Initial Stages of Hydrogen-Enhanced Methane Reduction of Nickel Oxide

This study investigates the initial stages of hydrogen-enhanced methane (CH4) reduction of nickel oxide (NiO) under reduced gas pressure (below 15 kPa) at 1050 degrees C. An experimental setup to investigate the reduction process enabled rapid (10-100 ms) reaction termination and quenching of samples to probe these early stages. The effects of hydrogen (H-2) pretreatment on NiO and the reduction with H-2 + CH4 mixtures with a low H-2 content are investigated at nearly zero degrees of conversion. The results are compared to reductions by H-2 or CH4 under similar conditions. Even brief H-2 pretreatment or low H-2 content in the H-2 + CH4 mixture significantly alters the nucleation and kinetics of CH4 reduction.

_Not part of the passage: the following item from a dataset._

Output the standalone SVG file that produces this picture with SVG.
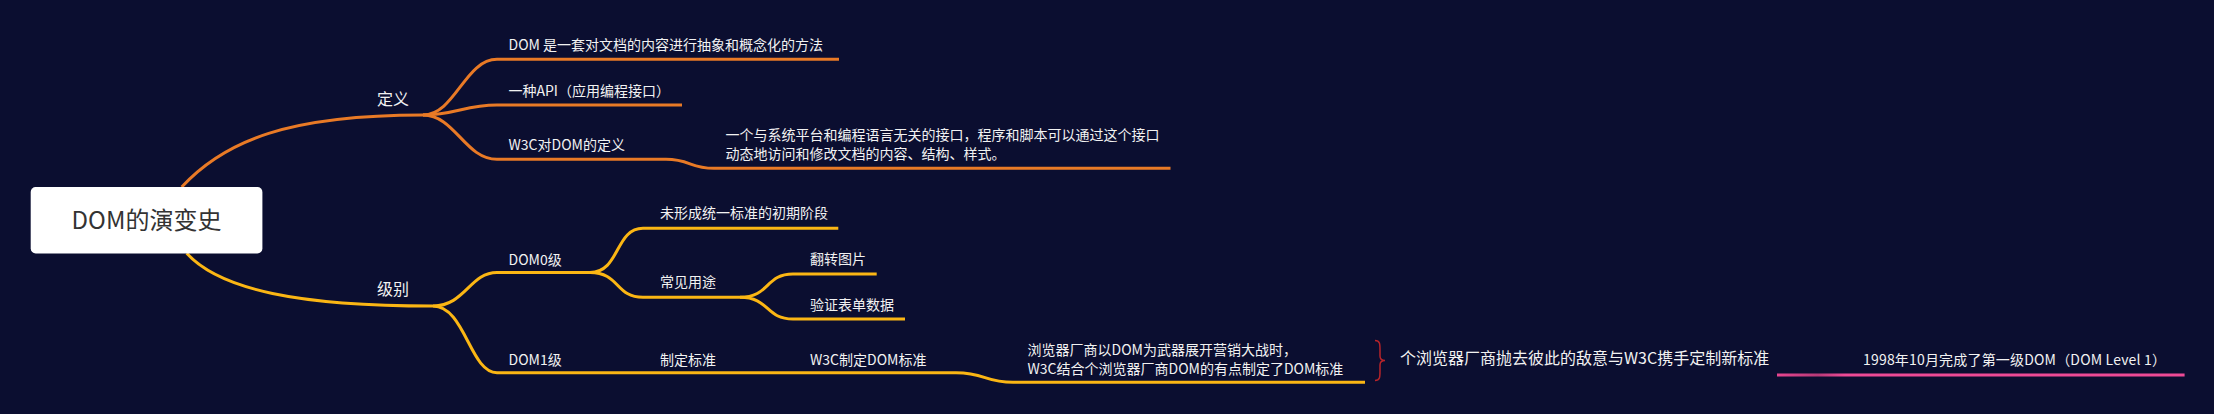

In the absence of H-2, during CH4 reduction, Ni nuclei appear in selected areas on NiO and grow into the NiO bulk, forming a porous structure. High-resolution electron microscopy investigations suggest that H-2 facilitates rapid Ni nucleation on the entire surface of NiO crystals, while it does not change the growth mechanism. Continuous reduction leads to significant morphological evolution of Ni, creating nanoscale grains and porous structures. CH4 decomposition on nanoscale Ni accumulates carbon on the pore walls, and high carbon solubility in the newly reduced Ni lattice accelerates the overall reduction reaction. This finding is crucial for understanding the dynamics of NiO reduction in industrial applications, offering insights into optimizing the process for enhanced efficiency.